[Start DATA EXCERPT]
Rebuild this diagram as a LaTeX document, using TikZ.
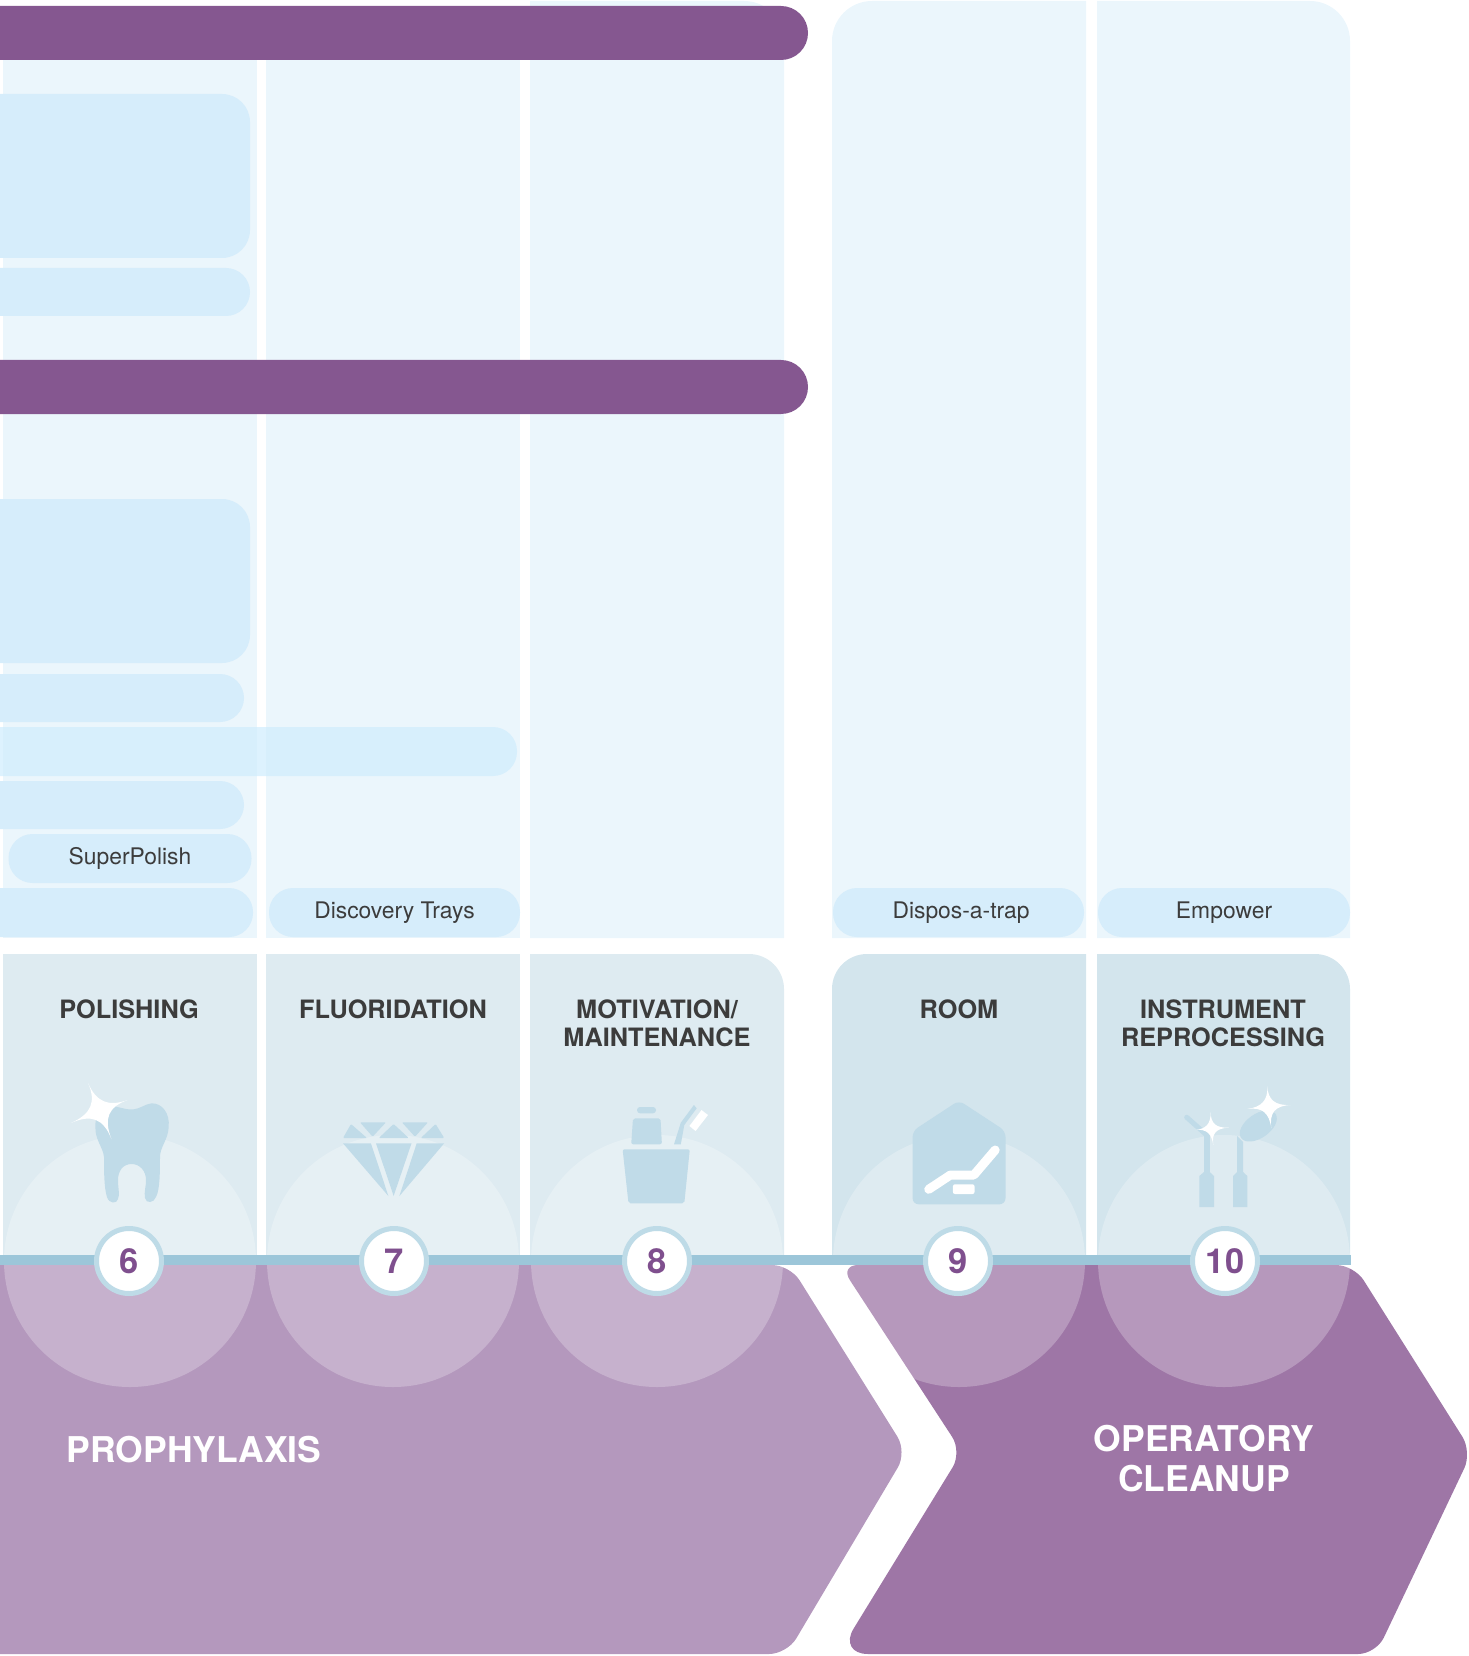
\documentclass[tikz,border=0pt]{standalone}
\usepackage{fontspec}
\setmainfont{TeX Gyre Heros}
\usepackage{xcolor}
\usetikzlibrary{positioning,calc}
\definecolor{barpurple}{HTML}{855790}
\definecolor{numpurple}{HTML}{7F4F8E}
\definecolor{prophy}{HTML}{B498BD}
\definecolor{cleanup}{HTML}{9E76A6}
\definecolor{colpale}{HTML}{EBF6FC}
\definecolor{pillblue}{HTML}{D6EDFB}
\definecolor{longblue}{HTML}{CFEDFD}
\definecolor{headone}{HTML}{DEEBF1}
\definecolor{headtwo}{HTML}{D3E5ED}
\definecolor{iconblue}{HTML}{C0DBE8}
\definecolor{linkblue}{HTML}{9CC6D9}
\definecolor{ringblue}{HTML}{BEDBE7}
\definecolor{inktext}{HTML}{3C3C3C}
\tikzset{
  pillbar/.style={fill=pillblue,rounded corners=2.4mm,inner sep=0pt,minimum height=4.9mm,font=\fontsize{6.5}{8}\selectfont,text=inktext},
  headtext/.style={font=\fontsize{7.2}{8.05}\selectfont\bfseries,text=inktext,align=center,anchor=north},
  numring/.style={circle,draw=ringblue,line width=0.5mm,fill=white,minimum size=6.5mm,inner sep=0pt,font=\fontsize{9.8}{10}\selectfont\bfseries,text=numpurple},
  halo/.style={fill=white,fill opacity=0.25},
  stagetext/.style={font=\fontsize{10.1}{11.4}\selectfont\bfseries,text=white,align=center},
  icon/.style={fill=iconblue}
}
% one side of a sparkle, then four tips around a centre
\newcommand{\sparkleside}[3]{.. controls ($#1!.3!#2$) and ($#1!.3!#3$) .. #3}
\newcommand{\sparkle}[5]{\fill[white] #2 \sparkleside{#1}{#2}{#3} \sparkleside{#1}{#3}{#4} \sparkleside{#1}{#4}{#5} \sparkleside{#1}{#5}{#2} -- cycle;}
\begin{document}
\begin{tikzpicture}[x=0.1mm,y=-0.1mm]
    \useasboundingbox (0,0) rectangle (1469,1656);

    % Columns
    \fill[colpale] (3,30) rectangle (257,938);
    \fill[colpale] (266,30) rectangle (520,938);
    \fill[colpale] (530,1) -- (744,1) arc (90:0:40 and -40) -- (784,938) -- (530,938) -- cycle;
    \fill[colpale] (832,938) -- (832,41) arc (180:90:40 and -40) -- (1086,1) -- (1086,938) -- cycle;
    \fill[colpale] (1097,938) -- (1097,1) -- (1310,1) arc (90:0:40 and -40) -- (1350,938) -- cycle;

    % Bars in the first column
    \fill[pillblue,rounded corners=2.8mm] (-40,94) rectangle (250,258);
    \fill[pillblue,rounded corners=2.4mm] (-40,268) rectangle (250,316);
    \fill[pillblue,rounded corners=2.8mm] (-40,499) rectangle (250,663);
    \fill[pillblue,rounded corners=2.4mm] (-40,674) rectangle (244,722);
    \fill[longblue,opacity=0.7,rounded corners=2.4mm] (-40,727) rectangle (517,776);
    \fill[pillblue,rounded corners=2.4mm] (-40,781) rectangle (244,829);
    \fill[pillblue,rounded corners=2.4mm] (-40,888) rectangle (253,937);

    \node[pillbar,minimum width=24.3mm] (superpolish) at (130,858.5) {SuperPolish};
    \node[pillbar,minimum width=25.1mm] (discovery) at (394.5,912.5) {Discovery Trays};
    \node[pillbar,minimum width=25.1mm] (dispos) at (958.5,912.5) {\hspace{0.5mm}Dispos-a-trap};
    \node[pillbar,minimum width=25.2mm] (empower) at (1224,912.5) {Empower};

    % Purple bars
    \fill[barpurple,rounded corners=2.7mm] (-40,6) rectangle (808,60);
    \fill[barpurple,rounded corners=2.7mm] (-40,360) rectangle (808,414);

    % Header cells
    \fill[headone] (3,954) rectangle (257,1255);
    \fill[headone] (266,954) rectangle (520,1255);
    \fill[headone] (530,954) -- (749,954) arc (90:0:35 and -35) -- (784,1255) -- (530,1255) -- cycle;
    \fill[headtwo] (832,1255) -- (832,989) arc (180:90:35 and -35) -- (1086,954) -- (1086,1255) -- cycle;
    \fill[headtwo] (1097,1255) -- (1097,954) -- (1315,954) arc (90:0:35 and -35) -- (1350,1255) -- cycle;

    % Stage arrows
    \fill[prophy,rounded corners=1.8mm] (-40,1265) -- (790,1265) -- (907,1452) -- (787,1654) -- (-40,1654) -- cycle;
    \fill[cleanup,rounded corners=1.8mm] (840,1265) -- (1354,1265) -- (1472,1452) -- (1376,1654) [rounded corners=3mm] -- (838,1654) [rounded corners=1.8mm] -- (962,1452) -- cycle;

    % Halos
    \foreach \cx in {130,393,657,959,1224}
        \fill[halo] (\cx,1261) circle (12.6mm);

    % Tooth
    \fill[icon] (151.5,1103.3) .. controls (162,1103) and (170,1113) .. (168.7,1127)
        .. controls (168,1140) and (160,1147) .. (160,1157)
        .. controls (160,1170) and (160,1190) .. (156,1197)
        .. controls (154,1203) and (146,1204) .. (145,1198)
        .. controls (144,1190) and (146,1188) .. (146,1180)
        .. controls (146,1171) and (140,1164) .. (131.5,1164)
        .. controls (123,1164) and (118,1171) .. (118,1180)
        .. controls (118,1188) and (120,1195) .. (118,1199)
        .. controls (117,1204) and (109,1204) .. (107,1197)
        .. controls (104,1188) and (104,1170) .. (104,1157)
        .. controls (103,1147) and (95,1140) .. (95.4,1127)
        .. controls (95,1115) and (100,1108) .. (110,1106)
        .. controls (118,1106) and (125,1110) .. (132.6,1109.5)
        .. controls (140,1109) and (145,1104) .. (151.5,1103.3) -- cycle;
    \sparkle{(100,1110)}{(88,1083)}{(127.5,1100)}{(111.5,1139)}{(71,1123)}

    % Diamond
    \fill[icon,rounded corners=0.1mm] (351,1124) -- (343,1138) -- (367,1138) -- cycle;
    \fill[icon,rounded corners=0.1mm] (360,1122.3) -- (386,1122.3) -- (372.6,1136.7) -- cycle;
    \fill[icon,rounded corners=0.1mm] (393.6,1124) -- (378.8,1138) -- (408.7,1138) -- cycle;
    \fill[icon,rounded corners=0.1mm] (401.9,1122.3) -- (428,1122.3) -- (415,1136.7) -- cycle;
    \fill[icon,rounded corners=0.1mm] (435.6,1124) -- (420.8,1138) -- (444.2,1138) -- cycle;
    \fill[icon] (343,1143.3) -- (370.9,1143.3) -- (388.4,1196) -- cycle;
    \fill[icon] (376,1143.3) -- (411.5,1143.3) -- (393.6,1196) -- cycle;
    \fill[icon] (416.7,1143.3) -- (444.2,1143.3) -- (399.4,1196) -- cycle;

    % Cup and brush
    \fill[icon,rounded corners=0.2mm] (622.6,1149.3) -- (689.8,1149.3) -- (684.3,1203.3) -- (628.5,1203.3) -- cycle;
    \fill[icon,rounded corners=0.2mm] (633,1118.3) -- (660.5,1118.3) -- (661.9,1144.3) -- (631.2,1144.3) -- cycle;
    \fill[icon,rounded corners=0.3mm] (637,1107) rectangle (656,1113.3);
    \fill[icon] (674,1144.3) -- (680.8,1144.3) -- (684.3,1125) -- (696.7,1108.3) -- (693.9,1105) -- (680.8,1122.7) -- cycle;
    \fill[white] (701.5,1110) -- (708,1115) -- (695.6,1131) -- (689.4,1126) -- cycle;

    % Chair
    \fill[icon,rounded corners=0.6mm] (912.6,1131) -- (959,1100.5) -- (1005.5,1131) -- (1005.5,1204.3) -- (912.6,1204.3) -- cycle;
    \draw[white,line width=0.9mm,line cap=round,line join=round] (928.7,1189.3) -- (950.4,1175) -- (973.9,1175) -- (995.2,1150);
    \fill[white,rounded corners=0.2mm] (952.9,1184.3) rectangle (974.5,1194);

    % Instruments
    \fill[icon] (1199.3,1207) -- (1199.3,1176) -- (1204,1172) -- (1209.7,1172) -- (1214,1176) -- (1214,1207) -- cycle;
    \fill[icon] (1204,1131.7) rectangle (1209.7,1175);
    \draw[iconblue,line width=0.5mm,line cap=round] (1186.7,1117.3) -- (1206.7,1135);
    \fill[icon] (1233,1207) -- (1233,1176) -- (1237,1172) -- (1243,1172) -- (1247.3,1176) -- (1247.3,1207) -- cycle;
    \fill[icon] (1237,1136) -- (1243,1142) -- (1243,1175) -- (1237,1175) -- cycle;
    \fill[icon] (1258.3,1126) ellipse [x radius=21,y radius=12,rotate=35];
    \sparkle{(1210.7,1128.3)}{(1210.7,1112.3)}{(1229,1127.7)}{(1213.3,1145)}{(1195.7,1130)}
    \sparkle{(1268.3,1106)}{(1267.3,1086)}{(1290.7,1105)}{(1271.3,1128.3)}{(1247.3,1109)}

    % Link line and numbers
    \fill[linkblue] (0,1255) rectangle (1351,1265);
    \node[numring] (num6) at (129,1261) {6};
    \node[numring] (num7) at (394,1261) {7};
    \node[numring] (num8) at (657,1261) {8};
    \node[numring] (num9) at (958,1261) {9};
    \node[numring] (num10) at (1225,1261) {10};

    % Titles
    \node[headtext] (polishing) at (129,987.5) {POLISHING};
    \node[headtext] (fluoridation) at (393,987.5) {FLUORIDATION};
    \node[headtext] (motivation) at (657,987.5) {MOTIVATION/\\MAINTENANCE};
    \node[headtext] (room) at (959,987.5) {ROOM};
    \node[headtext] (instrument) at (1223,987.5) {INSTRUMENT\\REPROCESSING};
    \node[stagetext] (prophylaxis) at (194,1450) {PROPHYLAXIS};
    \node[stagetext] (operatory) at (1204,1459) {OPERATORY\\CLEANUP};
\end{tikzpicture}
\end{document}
[End DATA EXCERPT]
GOAL: Starting with the first line of the data above and ending with the line containing "(0,0) rectangle (1469,1656);", please restate every line exactly, leaving images out.

THE SOLUTION:
Rebuild this diagram as a LaTeX document, using TikZ.
\documentclass[tikz,border=0pt]{standalone}
\usepackage{fontspec}
\setmainfont{TeX Gyre Heros}
\usepackage{xcolor}
\usetikzlibrary{positioning,calc}
\definecolor{barpurple}{HTML}{855790}
\definecolor{numpurple}{HTML}{7F4F8E}
\definecolor{prophy}{HTML}{B498BD}
\definecolor{cleanup}{HTML}{9E76A6}
\definecolor{colpale}{HTML}{EBF6FC}
\definecolor{pillblue}{HTML}{D6EDFB}
\definecolor{longblue}{HTML}{CFEDFD}
\definecolor{headone}{HTML}{DEEBF1}
\definecolor{headtwo}{HTML}{D3E5ED}
\definecolor{iconblue}{HTML}{C0DBE8}
\definecolor{linkblue}{HTML}{9CC6D9}
\definecolor{ringblue}{HTML}{BEDBE7}
\definecolor{inktext}{HTML}{3C3C3C}
\tikzset{
  pillbar/.style={fill=pillblue,rounded corners=2.4mm,inner sep=0pt,minimum height=4.9mm,font=\fontsize{6.5}{8}\selectfont,text=inktext},
  headtext/.style={font=\fontsize{7.2}{8.05}\selectfont\bfseries,text=inktext,align=center,anchor=north},
  numring/.style={circle,draw=ringblue,line width=0.5mm,fill=white,minimum size=6.5mm,inner sep=0pt,font=\fontsize{9.8}{10}\selectfont\bfseries,text=numpurple},
  halo/.style={fill=white,fill opacity=0.25},
  stagetext/.style={font=\fontsize{10.1}{11.4}\selectfont\bfseries,text=white,align=center},
  icon/.style={fill=iconblue}
}
% one side of a sparkle, then four tips around a centre
\newcommand{\sparkleside}[3]{.. controls ($#1!.3!#2$) and ($#1!.3!#3$) .. #3}
\newcommand{\sparkle}[5]{\fill[white] #2 \sparkleside{#1}{#2}{#3} \sparkleside{#1}{#3}{#4} \sparkleside{#1}{#4}{#5} \sparkleside{#1}{#5}{#2} -- cycle;}
\begin{document}
\begin{tikzpicture}[x=0.1mm,y=-0.1mm]
    \useasboundingbox (0,0) rectangle (1469,1656);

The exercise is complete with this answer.